The candidates are not as well defined in their positions on the creation of a police commission to investigate complaints against officers, as called for by Harold Webb, president of the Pomona Valley chapter of the National Assn. for the Advancement of Colored People.

Bryant, who sparked an FBI investigation of the Police Department in 1984 with allegations of brutality against blacks, strongly favors a police commission. He said the Police Department's present policy of investigating complaints internally lacks credibility.

"You can't have someone investigating themselves," Bryant said. "That doesn't work."

Niess said the police commission proposal was a "just a lot of noise" by the NAACP. He added that racism is not a major problem on the police force.

"We have a lot of black officers, and none of them have ever shown any prejudice to me, and I'm white," Niess said.

Both Siler and Stemple said they support the idea of a police commission but need a more specific proposal before they can take a stand.

The relative tranquility of the race is most evident in the mild-mannered campaign of Bryant, 67, an engineer who gained a reputation for combativeness in his two terms as a councilman and four losing mayoral campaigns.

'Crux of All Problems'

Bryant said he has had no objections to city government since City Administrator Ora Lampman, whom Bryant accused of manipulating the council and withholding information from council members, announced his retirement.

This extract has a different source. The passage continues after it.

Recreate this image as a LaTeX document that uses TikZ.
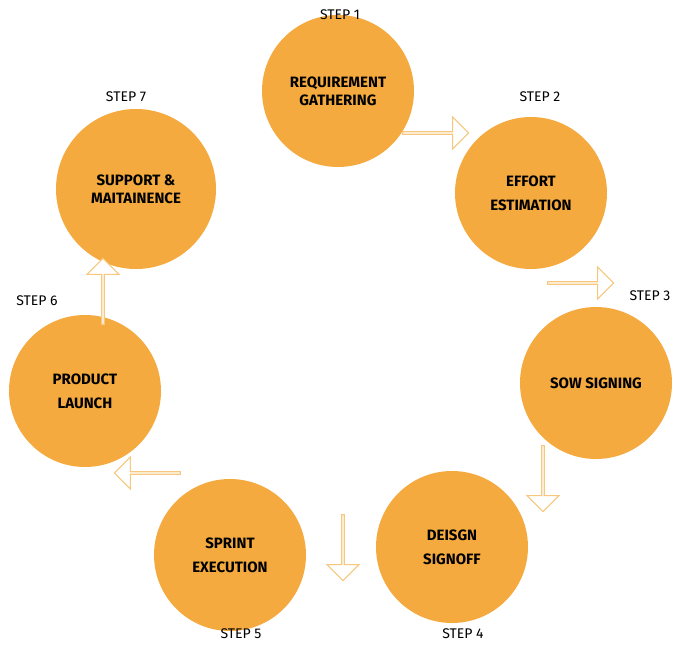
\documentclass[tikz,border=0pt]{standalone}
\usepackage{fontspec}
\setmainfont{Fira Sans}
\usetikzlibrary{shapes.arrows}
\definecolor{circ}{HTML}{F4AA3E}
\definecolor{arr}{HTML}{F6C77C}
\tikzset{
  stepcirc/.style={circle,fill=circ,minimum size=152pt,inner sep=0pt,align=center,font=\fontsize{15}{24}\selectfont\bfseries},
  steplab/.style={font=\fontsize{14}{16}\selectfont},
  blockarrow/.style={single arrow,draw=arr,line width=1.2pt,fill=white,minimum height=66pt,minimum width=32pt,single arrow head extend=7pt,inner sep=0pt}
}
\begin{document}
\begin{tikzpicture}[x=1pt,y=-1pt]
\useasboundingbox (0,0) rectangle (689,650);
\node[stepcirc] (c1) at (338,91) {REQUIREMENT\\[-6pt]GATHERING};
\node[stepcirc] (c2) at (531,193) {EFFORT\\ESTIMATION};
\node[stepcirc] (c3) at (596,383) {SOW SIGNING};
\node[stepcirc] (c4) at (452,547) {DEISGN\\SIGNOFF};
\node[stepcirc] (c5) at (230,555) {SPRINT\\EXECUTION};
\node[stepcirc] (c6) at (85,391) {PRODUCT\\LAUNCH};
\node[stepcirc,minimum size=160pt] (c7) at (136,189) {SUPPORT \&\\[-6pt]MAITAINENCE};
\node[steplab] (l1) at (340,15) {STEP 1};
\node[steplab] (l2) at (540,97) {STEP 2};
\node[steplab] (l3) at (650,296) {STEP 3};
\node[steplab] (l4) at (463,634) {STEP 4};
\node[steplab] (l5) at (241,634) {STEP 5};
\node[steplab] (l6) at (37,301) {STEP 6};
\node[steplab] (l7) at (126,97) {STEP 7};
\node[blockarrow,shape border rotate=-30] (a12) at (435,133) {};
\node[blockarrow,shape border rotate=-58] (a23) at (580,283) {};
\node[blockarrow,shape border rotate=-135] (a34) at (543,478) {};
\node[blockarrow,shape border rotate=-163] (a45) at (343,547) {};
\node[blockarrow,shape border rotate=150] (a56) at (148,473) {};
\node[blockarrow,shape border rotate=60] (a67) at (103,292) {};
\end{tikzpicture}
\end{document}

Lampman leaves his post Saturday.

"He was the crux of all the problems," Bryant said. "I expect that this council is going to work as a unified group."

Bryant said the issue that most concerns older Pomona residents and those on fixed incomes is the utility tax, while younger families are more concerned about the city's drug problem.

To fight the drug problem, Bryant said he favors having officers patrol "sensitive areas" on foot and would call for strict enforcement of the city's 10 p.m. curfew for people under 18.

Niess, 59, a retired real estate dealer and unsuccessful school board candidate, said the most important task facing the council is to generate revenue through development, especially the proposed World Trade Center.

Niess said such development would enable the city to hire needed police officers and raise its contingency fund to a comfortable level.

Along with supporting business growth, Niess favors imposing rent control, particularly in mobile home parks. Niess said the program would be modeled after rent control in the City of San Jose.

"I used to own property, and now I'm a renter, so I would make it fair for both sides," Niess said.